Nachdem N. einigen für ihn aufschlussreich erscheinenden Links gefolgt ist und die Suchmaschine seine Klicks stillschweigend zu Gunsten der "Verbesserung der Qualität der Suchergebnisse" aufgezeichnet hat, besucht er die private Webseite seines Freundes Hagen und hinterlässt lobend einen Gästebucheintrag. N.‘s Emailadresse, die dabei gespeichert wird, steht noch einige Jahre genau an dieser Stelle und wird für weitere zahlreiche Besucher sichtbar und, wenn sie das Bedürfnis dazu haben, nutzbar ein.
Da N. schon wieder die Telefonnummer von Hagen vergessen hat, reicht ein Blick in das Impressum auf dessen Webseite, welches die Adresse und Telefonnummer von Hagen preisgibt. Nicht nur für N.

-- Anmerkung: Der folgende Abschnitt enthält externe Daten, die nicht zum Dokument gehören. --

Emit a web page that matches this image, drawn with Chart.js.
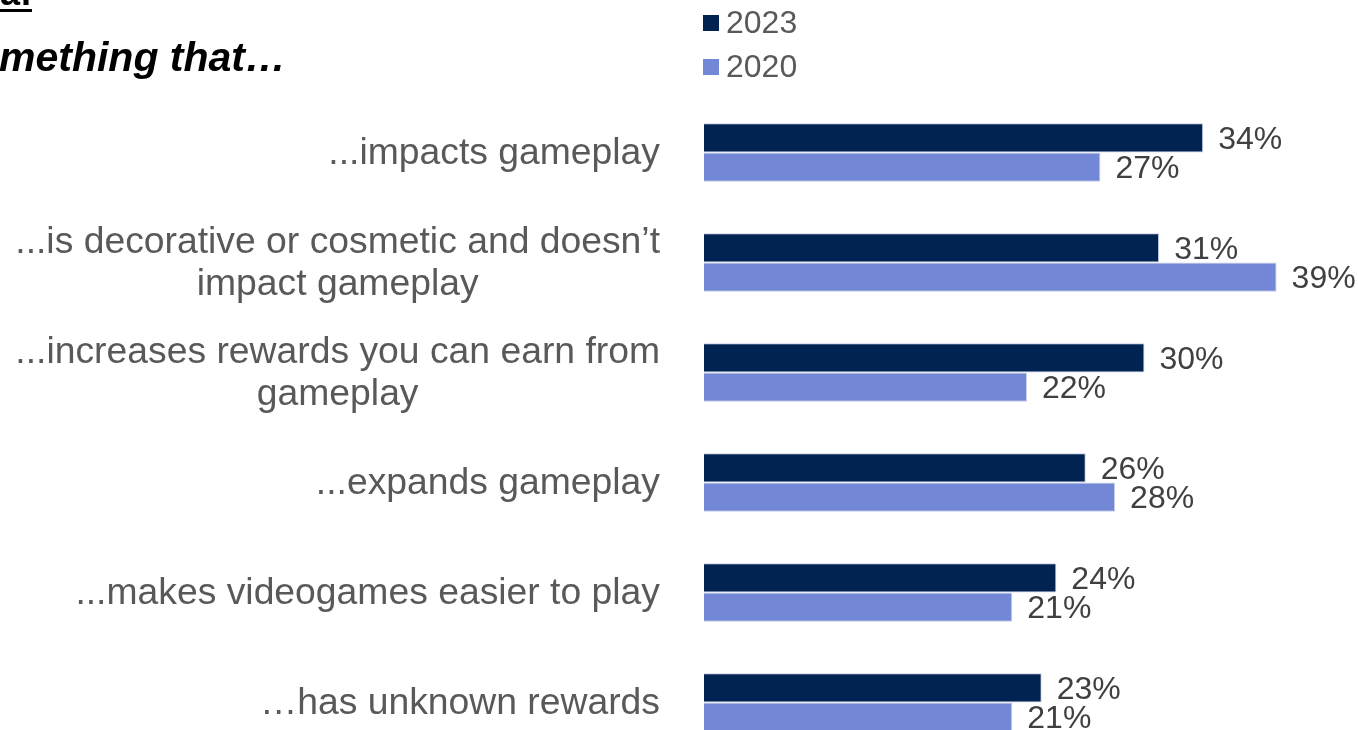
<!DOCTYPE html>
<html>
<head>
<meta charset="utf-8">
<script src="https://cdn.jsdelivr.net/npm/chart.js@4/dist/chart.umd.min.js"></script>
<style>
  html, body { margin: 0; padding: 0; background: #ffffff; width: 1358px; height: 730px; overflow: hidden; }
  #wrap { position: absolute; left: 0; top: 0; width: 1358px; height: 780px; }
</style>
</head>
<body>
<div id="wrap"><canvas id="chart"></canvas></div>
<script>
// Category labels (each entry is a list of lines)
const categories = [
  ['...impacts gameplay'],
  ['...is decorative or cosmetic and doesn\u2019t', 'impact gameplay'],
  ['...increases rewards you can earn from', 'gameplay'],
  ['...expands gameplay'],
  ['...makes videogames easier to play'],
  ['\u2026has unknown rewards']
];

// Share of respondents (%)
const values2023 = [34, 31, 30, 26, 24, 23];
const values2020 = [27, 39, 22, 28, 21, 21];

const seriesNames = ['2023', '2020'];
const titleLines = ['a:', 'mething that\u2026'];

const FONT = '"Liberation Sans", Arial, Helvetica, sans-serif';

// Headline text at the top left
const titlePlugin = {
  id: 'titleText',
  afterDraw(chart) {
    const ctx = chart.ctx;
    ctx.save();
    ctx.fillStyle = '#000000';
    ctx.textAlign = 'left';
    ctx.textBaseline = 'alphabetic';
    ctx.font = 'bold 36px ' + FONT;
    ctx.fillText(titleLines[0], 0, 5);
    const w = ctx.measureText(titleLines[0]).width;
    ctx.fillRect(0, 9, w, 3);
    ctx.font = 'italic bold 41px ' + FONT;
    ctx.fillText(titleLines[1], -1, 71);
    ctx.restore();
  }
};

// Vertical legend stacked above the bars
const legendPlugin = {
  id: 'stackedLegend',
  afterDraw(chart) {
    const ctx = chart.ctx;
    const left = chart.chartArea.left;
    ctx.save();
    ctx.font = '32px ' + FONT;
    ctx.textAlign = 'left';
    ctx.textBaseline = 'middle';
    chart.data.datasets.forEach((ds, i) => {
      const cy = 23 + i * 44;
      ctx.fillStyle = ds.backgroundColor;
      ctx.fillRect(left - 1, cy - 8, 16, 16);
      ctx.fillStyle = '#595959';
      ctx.fillText(ds.label, left + 22, cy + 1);
    });
    ctx.restore();
  }
};

// Category labels: block right-aligned to the axis, lines centred within the block
const categoryPlugin = {
  id: 'categoryLabels',
  afterDraw(chart) {
    const ctx = chart.ctx;
    const y = chart.scales.y;
    const right = chart.chartArea.left - 44;
    const lh = 42;
    ctx.save();
    ctx.font = '37.3px ' + FONT;
    ctx.fillStyle = '#595959';
    ctx.textAlign = 'center';
    ctx.textBaseline = 'middle';
    chart.data.labels.forEach((lines, i) => {
      const cy = y.getPixelForValue(i);
      const maxW = Math.max(...lines.map(l => ctx.measureText(l).width));
      const cx = right - maxW / 2;
      const top = cy - (lines.length - 1) * lh / 2 + 1;
      lines.forEach((l, k) => ctx.fillText(l, cx, top + k * lh));
    });
    ctx.restore();
  }
};

// Value labels just past the end of each bar
const valuePlugin = {
  id: 'valueLabels',
  afterDatasetsDraw(chart) {
    const ctx = chart.ctx;
    ctx.save();
    ctx.font = '32px ' + FONT;
    ctx.fillStyle = '#404040';
    ctx.textAlign = 'left';
    ctx.textBaseline = 'middle';
    chart.data.datasets.forEach((ds, di) => {
      chart.getDatasetMeta(di).data.forEach((bar, i) => {
        ctx.fillText(ds.data[i] + '%', bar.x + 15, bar.y + 2);
      });
    });
    ctx.restore();
  }
};

new Chart(document.getElementById('chart'), {
  type: 'bar',
  data: {
    labels: categories,
    datasets: [
      { label: seriesNames[0], data: values2023, backgroundColor: '#002352', borderColor: '#c9d0e8', borderWidth: 1 },
      { label: seriesNames[1], data: values2020, backgroundColor: '#7287d5', borderColor: '#c9d0e8', borderWidth: 1 }
    ]
  },
  options: {
    indexAxis: 'y',
    responsive: true,
    maintainAspectRatio: false,
    animation: false,
    layout: { padding: { left: 704, right: 8, top: 97.5, bottom: 22.5 } },
    datasets: { bar: { categoryPercentage: 0.53, barPercentage: 1.0 } },
    scales: {
      x: { display: false, min: 0, max: 44 },
      y: { display: false }
    },
    plugins: {
      legend: { display: false },
      tooltip: { enabled: false },
      title: { display: false }
    }
  },
  plugins: [titlePlugin, legendPlugin, categoryPlugin, valuePlugin]
});
</script>
</body>
</html>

Immer wenn wir das Internet betreten und diverse Aktionen wie Email-Schreiben, Online-Banking, Amazon-Einkauf, Gewinnspiel und andere vornehmen, lassen wir eine Unmenge von digitalen Spuren im Netz zurück. Es ist nicht nur unangenehm, immer wieder von unerwünschter Werbung belästigt zu werden, auch haben wir alle oft keinen Einfluss darauf, welche Daten über uns im Internet zu finden sind. Das Chefs heute gerne vor einer Einstellung nach den Bewerbern "googlen", muss nicht immer von Vorteil sein.
In Zukunft müssen unsere Online-Aktivitäten zusätzlich dank Bundestagsbeschluss vom Februar 2006 gespeichert und mindestens 6 Monate archiviert werden. Selbstverständlich zum Schutze jedes Einzelnen.